Application range is one of the key issues of energy functions. An ideal energy function is expected to be applicable on a large amount of proteins rather than a single protein. To examine the application range of the energy functions acquired using BARS, we run Rosetta with the energy function acquired from protein 1ctfA on other seven benchmark proteins in the same class to 1ctfA. As shown in Table 4, on all of the seven proteins, the predicted structures have high quality (RMSD less than 7 Å). More importantly, on five out of the seven proteins, the prediction results using the energy function acquired from 1ctfA are much better than those predicted using the original weights.

Table 4 Quality of predicted structures using the original weights of energy terms and the weights acquired from protein 1ctfA

Similarly, we run Rosetta with the energy function acquired from protein 1iieA on other 20 benchmark proteins. As shown in Table 5, on 19 out of the 20 benchmark proteins, the predicted structures have RMSD less than 5 Å. On 18 out of these benchmark proteins, the predicted structures using the weights acquired from 1iieA are better than those predicted using the original weights.

Table 5 Quality of predicted structures using the original weights of energy terms and the weights acquired from protein 1iieA

In summary, these results demonstrate the wide application range of the energy functions acquired using the BARS framework. A reasonable explanation of this wide application range is that proteins in a class might share similar folding process; thus, the energy function optimized on a certain protein is also applicable for other proteins in the same class.

Conclusion

In this study we report the BARS framework for constructing effective energy functions. The framework attempts to improve energy function gradually such that the native attraction-basin was broadened. During this process, a reverse Monte Carlo sampling strategy was proposed to explore the native attraction-basin. Extensive experimental results demonstrate both effectiveness and wide application range of the constructed energy functions.
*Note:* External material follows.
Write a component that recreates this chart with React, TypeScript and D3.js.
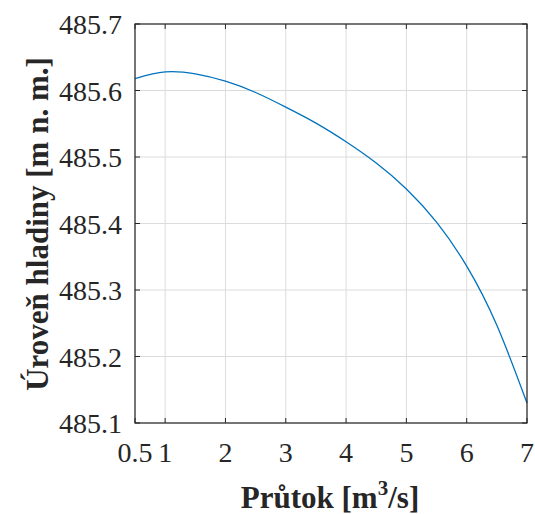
import React from "react";
import * as d3 from "d3";

const flowX = [0.5, 1, 1.5, 2, 2.5, 3, 3.5, 4, 4.5, 5, 5.5, 6, 6.5, 7];
const levelY = [485.618, 485.628, 485.625, 485.614, 485.597, 485.575, 485.551, 485.523, 485.491, 485.452, 485.402, 485.336, 485.247, 485.130];
const xTicks = [0.5, 1, 2, 3, 4, 5, 6, 7];
const yTicks = [485.1, 485.2, 485.3, 485.4, 485.5, 485.6, 485.7];

const W = 535, H = 514;
const M = { left: 135, right: 527, top: 24, bottom: 423 };

export default function App() {
  const x = d3.scaleLinear().domain([0.5, 7]).range([M.left, M.right]);
  const y = d3.scaleLinear().domain([485.1, 485.7]).range([M.bottom, M.top]);
  const pts = flowX.map((v, i) => [v, levelY[i]] as [number, number]);
  const line = d3.line<[number, number]>().x(d => x(d[0])).y(d => y(d[1])).curve(d3.curveNatural);
  const font = "Liberation Serif";
  const axisColor = "#262626";
  const tl = 5;
  return (
    <svg width={W} height={H} style={{ position: "absolute", left: 0, top: 0 }}>
      <rect width={W} height={H} fill="#fff" />
      {xTicks.map(t => (
        <line key={"gx" + t} x1={x(t)} x2={x(t)} y1={M.top} y2={M.bottom} stroke="#dcdcdc" strokeWidth={1} />
      ))}
      {yTicks.map(t => (
        <line key={"gy" + t} x1={M.left} x2={M.right} y1={y(t)} y2={y(t)} stroke="#dcdcdc" strokeWidth={1} />
      ))}
      <path d={line(pts) || ""} fill="none" stroke="#0072BD" strokeWidth={1.3} />
      {xTicks.map(t => (
        <g key={"tx" + t}>
          <line x1={x(t)} x2={x(t)} y1={M.bottom} y2={M.bottom - tl} stroke={axisColor} />
          <line x1={x(t)} x2={x(t)} y1={M.top} y2={M.top + tl} stroke={axisColor} />
          <text x={x(t)} y={462} textAnchor="middle" style={{ fontFamily: font, fontSize: 28 }} fill={axisColor}>{String(t)}</text>
        </g>
      ))}
      {yTicks.map(t => (
        <g key={"ty" + t}>
          <line x1={M.left} x2={M.left + tl} y1={y(t)} y2={y(t)} stroke={axisColor} />
          <line x1={M.right} x2={M.right - tl} y1={y(t)} y2={y(t)} stroke={axisColor} />
          <text x={M.left - 13} y={y(t) + 10} textAnchor="end" style={{ fontFamily: font, fontSize: 28 }} fill={axisColor}>{t.toFixed(1)}</text>
        </g>
      ))}
      <rect x={M.left} y={M.top} width={M.right - M.left} height={M.bottom - M.top} fill="none" stroke={axisColor} strokeWidth={1.2} />
      <text x={330} y={508} textAnchor="middle" style={{ fontFamily: font, fontSize: 31, fontWeight: "bold" }} fill={axisColor}>
        Průtok [m<tspan dy={-13} style={{ fontSize: 21 }}>3</tspan><tspan dy={13}>/s]</tspan>
      </text>
      <text transform={`translate(48,224) rotate(-90)`} textAnchor="middle" style={{ fontFamily: font, fontSize: 31, fontWeight: "bold" }} fill={axisColor}>
        Úroveň hladiny [m n. m.]
      </text>
    </svg>
  );
}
It has been reported that protein folding is a hierarchical process. According to this observation, Rosetta employs a multi-step prediction strategy. In particular, Rosetta first uses score function score0 with only hydrophobic core terms, then uses score2/score5 with secondary structure terms, and finally uses score3 to incorporate a total of 13 energy terms [11]. This study focuses on the optimization of weights for the third step. How to design effective energy functions for the first and second steps remains as one of our future works. We also noticed that on 19 out of the 101 benchmark proteins, the quality of prediction results using the optimized weighting scheme were low. How to design better energy functions for these proteins is another future work. It should be pointed out that the RMSD deviation of the 50 edge point conformations is large at iteration 5 for protein 1ctfA (Fig. 3). This might imply the irregular shape of the native attraction-basin. We will investigate this issue in future work.
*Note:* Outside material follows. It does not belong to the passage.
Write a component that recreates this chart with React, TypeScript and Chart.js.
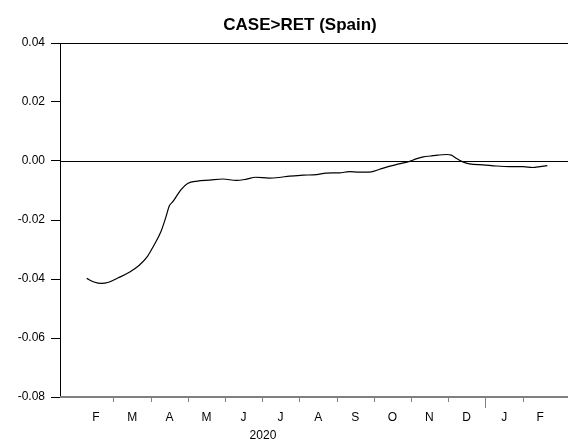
import React, { useEffect, useRef } from "react";
import { Chart, registerables } from "chart.js";

Chart.register(...registerables);

const TITLE = "CASE>RET (Spain)";
const YEAR_LABEL = "2020";
const YEAR_SPAN = ["2020-01-01", "2021-01-01"];
const X_RANGE = ["2020-01-17", "2021-03-10"];
const MONTH_LABELS = ["F", "M", "A", "M", "J", "J", "A", "S", "O", "N", "D", "J", "F"];
const MONTH_STARTS = [
  "2020-02-01", "2020-03-01", "2020-04-01", "2020-05-01", "2020-06-01", "2020-07-01",
  "2020-08-01", "2020-09-01", "2020-10-01", "2020-11-01", "2020-12-01", "2021-01-01",
  "2021-02-01", "2021-03-01",
];
const Y_TICKS = [-0.08, -0.06, -0.04, -0.02, 0.0, 0.02, 0.04];

const DATES = [
  "2020-02-08", "2020-02-14", "2020-02-20", "2020-02-26", "2020-03-05", "2020-03-14",
  "2020-03-22", "2020-03-29", "2020-04-03", "2020-04-09", "2020-04-13", "2020-04-16",
  "2020-04-19", "2020-04-23", "2020-04-26", "2020-05-01", "2020-05-09", "2020-05-19",
  "2020-05-30", "2020-06-10", "2020-06-18", "2020-06-26", "2020-07-07", "2020-07-15",
  "2020-07-24", "2020-08-04", "2020-08-15", "2020-08-23", "2020-09-03", "2020-09-11",
  "2020-09-19", "2020-09-29", "2020-10-06", "2020-10-13", "2020-10-22", "2020-10-30",
  "2020-11-05", "2020-11-11", "2020-11-17", "2020-11-23", "2020-11-30", "2020-12-04",
  "2020-12-08", "2020-12-13", "2020-12-19", "2020-12-30", "2021-01-10", "2021-01-21",
  "2021-02-01", "2021-02-09", "2021-02-15", "2021-02-21",
];
const VALUES = [
  -0.0398, -0.041, -0.0415, -0.0411, -0.0396, -0.0377,
  -0.0354, -0.0323, -0.0288, -0.024, -0.0192, -0.0152,
  -0.0137, -0.0112, -0.0095, -0.0076, -0.0068, -0.0065,
  -0.0061, -0.0066, -0.0062, -0.0055, -0.0058, -0.0056,
  -0.0051, -0.0048, -0.0046, -0.0041, -0.004, -0.0036,
  -0.0038, -0.0037, -0.0028, -0.0019, -0.001, -0.0002,
  0.0007, 0.0014, 0.0017, 0.002, 0.0022, 0.002,
  0.0009, -0.0002, -0.001, -0.0013, -0.0017, -0.0019,
  -0.0019, -0.0022, -0.0019, -0.0016,
];

const ORIGIN = Date.parse("2020-02-01");
const toDay = (s: string) => (Date.parse(s) - ORIGIN) / 86400000;

const FONT = '"Liberation Sans", Arial, sans-serif';

const framePlugin = {
  id: "eviewsFrame",
  afterDraw(chart: any) {
    const { ctx, chartArea, scales } = chart;
    const x = scales.x;
    const y = scales.y;
    ctx.save();
    // title
    ctx.fillStyle = "#000";
    ctx.font = `bold 17px ${FONT}`;
    ctx.textAlign = "center";
    ctx.textBaseline = "middle";
    ctx.fillText(TITLE, 300, 25);
    // top frame
    ctx.strokeStyle = "#000";
    ctx.lineWidth = 1;
    const top = Math.round(chartArea.top) + 0.5;
    ctx.beginPath();
    ctx.moveTo(chartArea.left, top);
    ctx.lineTo(chartArea.right, top);
    ctx.stroke();
    // zero line
    const zy = Math.round(y.getPixelForValue(0)) + 0.5;
    ctx.beginPath();
    ctx.moveTo(chartArea.left, zy);
    ctx.lineTo(chartArea.right, zy);
    ctx.stroke();
    // bottom axis
    const by = chartArea.bottom;
    ctx.strokeStyle = "#808080";
    ctx.lineWidth = 2;
    ctx.beginPath();
    ctx.moveTo(chartArea.left, by);
    ctx.lineTo(chartArea.right, by);
    ctx.stroke();
    // month ticks (from March 2020 to February 2021)
    ctx.lineWidth = 1;
    for (let i = 1; i < MONTH_STARTS.length - 1; i++) {
      const px = Math.round(x.getPixelForValue(toDay(MONTH_STARTS[i]))) + 0.5;
      const isYear = MONTH_STARTS[i].endsWith("-01-01");
      ctx.beginPath();
      ctx.moveTo(px, by);
      ctx.lineTo(px, by + (isYear ? 11 : 5));
      ctx.stroke();
    }
    // month labels
    ctx.fillStyle = "#000";
    ctx.font = `12px ${FONT}`;
    ctx.textBaseline = "middle";
    for (let i = 0; i < MONTH_LABELS.length; i++) {
      const mid = (toDay(MONTH_STARTS[i]) + toDay(MONTH_STARTS[i + 1])) / 2;
      ctx.fillText(MONTH_LABELS[i], x.getPixelForValue(mid), by + 21);
    }
    // year label
    const yMid = (toDay(YEAR_SPAN[0]) + toDay(YEAR_SPAN[1])) / 2;
    ctx.fillText(YEAR_LABEL, x.getPixelForValue(yMid), by + 39);
    ctx.restore();
  },
};

export default function App() {
  const ref = useRef<HTMLCanvasElement | null>(null);
  useEffect(() => {
    if (!ref.current) return;
    const chart = new Chart(ref.current, {
      type: "line",
      data: {
        datasets: [
          {
            data: DATES.map((d, i) => ({ x: toDay(d), y: VALUES[i] })),
            borderColor: "#000",
            borderWidth: 1.2,
            pointRadius: 0,
            fill: false,
            cubicInterpolationMode: "monotone",
          },
        ],
      },
      options: {
        responsive: false,
        animation: false,
        layout: { padding: { top: 43, left: 0, right: 0, bottom: 0 } },
        plugins: { legend: { display: false }, title: { display: false }, tooltip: { enabled: false } },
        scales: {
          x: {
            type: "linear",
            min: toDay(X_RANGE[0]),
            max: toDay(X_RANGE[1]),
            grid: { display: false },
            border: { display: false },
            ticks: { display: false },
            afterFit: (s: any) => {
              s.height = 46;
            },
          },
          y: {
            min: -0.08,
            max: 0.04,
            afterBuildTicks: (s: any) => {
              s.ticks = Y_TICKS.map((v) => ({ value: v }));
            },
            grid: { display: true, drawOnChartArea: false, drawTicks: true, tickLength: 9, color: "#000" },
            border: { display: true, color: "#000", width: 1 },
            ticks: {
              color: "#000",
              padding: 6,
              font: { family: FONT, size: 12 },
              callback: (v: any) => Number(v).toFixed(2),
            },
            afterFit: (s: any) => {
              s.width = 60;
            },
          },
        },
      },
      plugins: [framePlugin],
    } as any);
    return () => chart.destroy();
  }, []);
  return (
    <div style={{ position: "fixed", left: 0, top: 0, width: 568, height: 443, background: "#fff" }}>
      <canvas ref={ref} width={568} height={443} style={{ width: 568, height: 443 }} />
    </div>
  );
}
The application of the BARS framework is not limited to protein structure prediction. Constructing an effective scoring function is usually the first important step for optimization problems in various domains such as RNA structure prediction, natural language processing, etc. How to optimally combine multiple terms into a scoring function is a challenging task. Our BARS framework should greatly facilitate designing effective scoring functions for a large variety of problems.